Radcliffe Camera model by Nicholas Hawksmoor

During the 1730s a number of architects were considered by the Radcliffe Trustees for the job of designing  and managing the building of the new library, and two were asked to submit drawings for consideration: Nicholas Hawksmoor and James Gibbs. In 1734 or 5, Hawksmoor’s design for a round library was made into a model (below), presumably because this design was favoured by the Trustees. His plans show the Radcliffe Library was to be built abutting the Bodleian Library, rather than as a freestanding building, with the ground floor open to the elements and the entrance to the library reached from beneath. Unfortunately, Hawksmoor became seriously ill and died of “gout of the stomach” in March 1736, opening the way for Gibbs to be awarded the contract. Gibbs’s own library design had originally been a more conventional rectangular building, but by 1737 the current freestanding, circular design was submitted by Gibbs, clearly influenced by Hawksmoor’s model.

The model is made from wood (the lighter pieces are modern restoration), and it can be dismantled to show the interior rooms and spaces. The scale may be 1 inch =

4 feet, which would make the ground floor diameter just 100 feet. The model was made by John Smallwell, junior, of London, who was Master of the Joiners Company in 1731 and worked for Sir John Vanbrugh.

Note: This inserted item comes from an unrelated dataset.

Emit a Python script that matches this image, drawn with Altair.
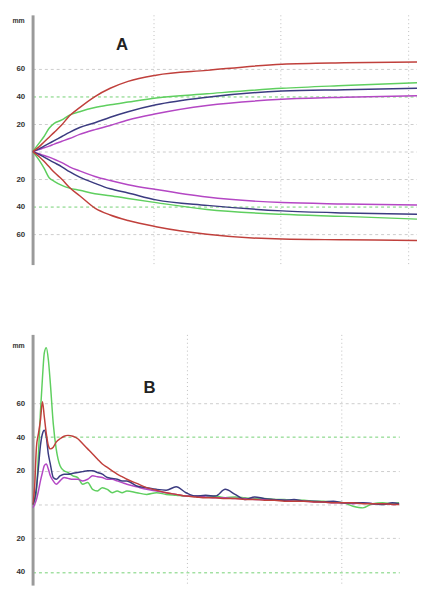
import altair as alt
import pandas as pd

# ---------------- Panel A data ----------------
A_t = [0.05, 0.10, 0.14, 0.18, 0.22, 0.28, 0.34, 0.42, 0.54, 0.66, 0.80, 1.02, 1.42, 2.01, 2.50, 3.07]
A_red_up = [0, 3.5, 7, 10.5, 14, 19.5, 26, 32, 40, 46, 51, 55.5, 59, 63.5, 64.5, 65]
A_green_up = [0, 6, 11, 17, 20.5, 23, 26.5, 29, 32, 34, 36, 39, 42, 46, 48, 50]
A_navy_up = [0, 2, 4, 6, 8, 11, 14, 17.5, 21, 25, 29, 34, 39.5, 44, 45, 46]
A_purple_up = [0, 1.5, 2.8, 4, 5.5, 7.5, 9.5, 12.5, 16, 19, 23, 27.5, 33.5, 38, 39.5, 40.5]
A_purple_dn = [0, -1.5, -2.8, -4, -5.5, -8, -11, -14, -18, -21, -24, -27.5, -33, -37, -38, -38.8]
A_navy_dn = [0, -2, -4, -6, -8, -11, -14.5, -18.5, -23, -27, -30, -35, -39, -43, -44.5, -45.5]
A_green_dn = [0, -6, -12, -19, -21.5, -24.5, -26.5, -28, -30.5, -32, -34, -37, -42, -45.5, -47, -49]
A_red_dn = [0, -3.5, -7, -11, -15, -20, -26, -32, -41, -46, -50, -54.5, -60, -63.5, -64, -64.5]

# ---------------- Panel B data ----------------
B_t = [0.000, 0.013, 0.025, 0.038, 0.051, 0.064, 0.076, 0.089, 0.102, 0.115, 0.134, 0.153,
       0.178, 0.204, 0.229, 0.261, 0.293, 0.325, 0.357, 0.389, 0.420, 0.452, 0.484, 0.516,
       0.548, 0.580, 0.611, 0.675, 0.739, 0.803, 0.866, 0.930, 0.994, 1.057, 1.121, 1.185,
       1.248, 1.312, 1.376, 1.439, 1.503, 1.567, 1.631, 1.694, 1.758, 1.822, 1.885, 1.949,
       2.013, 2.076, 2.140, 2.204, 2.268, 2.331, 2.376]
B_green = [0, 2, 8, 30, 55, 75, 90, 93, 86, 72, 48, 33, 23, 20, 19, 17, 16, 12, 13, 9, 8, 10, 9, 7,
           8, 7, 8, 7, 6, 7, 6, 5.5, 5, 5, 4.5, 5, 4, 4.5, 4, 3.5, 3.5, 3, 3, 2.5, 2.5, 2, 2, 1.5,
           1, -1, -2, 0.5, 1, 0.5, 1]
B_purple = [-2, 0, 3, 8, 14, 19, 23, 24, 21, 17, 14, 12, 14, 16, 15.5, 15, 15, 14, 15, 17, 16.5,
            16, 15, 15, 14, 13, 12, 10.5, 9, 8, 7, 6, 5, 5, 4.5, 4, 4, 3.5, 3.5, 3, 3, 2.5, 2.5,
            2, 2, 1.5, 1.5, 1, 1, 0.5, 1, 0.5, 0.5, 0, 0.5]
B_navy = [0, 3, 10, 22, 35, 42, 44, 40, 30, 24, 16, 15, 17, 18, 18, 18.5, 19, 19.5, 20, 20, 19,
          18, 16, 15.5, 15, 14, 14, 11, 10, 9, 8.5, 10.5, 7, 5, 5.5, 5, 9, 6, 3, 4.5, 3.5, 3,
          2.5, 3, 2, 2, 1.5, 2, 1, 1, 1, 0.5, 0, 1, 0.5]
B_red = [0, 10, 34, 42, 50, 61, 52, 42, 35, 33, 34, 37, 39, 40.5, 41, 40.5, 39, 36, 33, 30, 27,
         24, 22, 20, 18, 16.5, 15, 12.5, 10, 8.5, 7, 6, 5, 4.5, 4, 4, 3.5, 3.5, 3, 3, 2.5, 2.5,
         2, 2, 2, 1.5, 1.5, 1, 1, 1, 0.5, 0.5, 0.5, 0, 0]

COLORS = ["green", "purple", "navy", "red"]
A_RANGE = ["#5fcf5f", "#b447c4", "#3b3b80", "#c0403c"]
B_RANGE = ["#5fcf5f", "#b447c4", "#4a3cb0", "#c8403c"]

rows_a = []
for name, col, vals in [
    ("green_up", "green", A_green_up), ("green_dn", "green", A_green_dn),
    ("purple_up", "purple", A_purple_up), ("purple_dn", "purple", A_purple_dn),
    ("navy_up", "navy", A_navy_up), ("navy_dn", "navy", A_navy_dn),
    ("red_up", "red", A_red_up), ("red_dn", "red", A_red_dn),
]:
    for t, v in zip(A_t, vals):
        rows_a.append({"t": t, "v": v, "curve": name, "color": col})
df_a = pd.DataFrame(rows_a)

rows_b = []
for name, vals in [("green", B_green), ("purple", B_purple), ("navy", B_navy), ("red", B_red)]:
    for t, v in zip(B_t, vals):
        rows_b.append({"t": t, "v": v, "curve": name, "color": name})
df_b = pd.DataFrame(rows_b)

FONT = "Liberation Sans"
GRID_COLOR = {"condition": {"test": "abs(datum.value) == 40", "value": "#72d072"}, "value": "#cccccc"}


def y_axis(vals):
    return alt.Axis(values=vals, labelExpr="datum.value == 0 ? '' : abs(datum.value)",
                    title=None, ticks=False, domainColor="#9a9a9a", domainWidth=3,
                    labelPadding=8, labelFont=FONT, labelFontWeight="bold", labelFontSize=8,
                    labelColor="#333333", grid=True, gridDash=[3, 3], gridColor=GRID_COLOR,
                    gridWidth=1)


def x_axis(vals):
    return alt.Axis(values=vals, grid=True, gridDash=[1, 3], gridColor="#bdbdbd", gridWidth=1,
                    domain=False, ticks=False, labels=False, title=None)


def panel(df, rng, xdom, xgrid, ydom, yvals, w, h, mm_v, title, title_t, title_v):
    x = alt.X("t:Q", scale=alt.Scale(domain=xdom, nice=False, zero=False), axis=x_axis(xgrid))
    y = alt.Y("v:Q", scale=alt.Scale(domain=ydom, nice=False, zero=False), axis=y_axis(yvals))
    lines = alt.Chart(df).mark_line(strokeWidth=1.5, clip=True, interpolate="monotone").encode(
        x=x, y=y, detail="curve:N",
        color=alt.Color("color:N", scale=alt.Scale(domain=COLORS, range=rng), legend=None),
        order=alt.Order("t:Q"),
    )
    mm = alt.Chart(pd.DataFrame({"v": [mm_v], "label": ["mm"]})).mark_text(
        align="right", baseline="middle", fontSize=7, fontWeight="bold", font=FONT, color="#333333"
    ).encode(x=alt.value(-8), y=alt.Y("v:Q"), text="label:N")
    ttl = alt.Chart(pd.DataFrame({"t": [title_t], "v": [title_v], "label": [title]})).mark_text(
        align="center", baseline="middle", fontSize=17, fontWeight="bold", font=FONT, color="#222222"
    ).encode(x=alt.X("t:Q"), y=alt.Y("v:Q"), text="label:N")
    return alt.layer(lines, mm, ttl).properties(width=w, height=h)


chart_a = panel(df_a, A_RANGE, [0.05, 3.07], [1, 2, 3], [-82, 99.3], [-60, -40, -20, 0, 20, 40, 60],
                391, 254, 95, "A", 0.753, 77)
chart_b = panel(df_b, B_RANGE, [0, 2.376], [1, 2], [-47.8, 100.9], [-40, -20, 0, 20, 40, 60],
                373, 255, 94, "B", 0.758, 69)

chart = alt.vconcat(chart_a, chart_b, spacing=71).properties(
    padding={"left": 4, "top": 2, "right": 0, "bottom": 0}
).configure_view(stroke=None)

chart.save("out.html", embed_options={"renderer": "svg", "actions": False})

He was paid £87.11s for his efforts.

The model found its way eventually to Ditchley Park, the home of the 3rd Earl of Lichfield, who was a Radcliffe Trustee from 1755 to 1772, where it seems to have spent much of its life being used as a dolls house, until it was given to the Bodleian Library in 1913 by Viscount Dillon.

1 thought on “Radcliffe Camera model by Nicholas Hawksmoor”

  1. In the back garden of St Giles’ House (owned by St John’s College) is a small pavilion that has a pantheon-styled cupola said to be a replica of the model made by James Gibbs in 1734 for the stone dome he intended for the Radcliffe Camera.
    It is said to be modelled after that of Brunelleschi’s dome for the Basilica di Santa Maria del Fiore in Florence.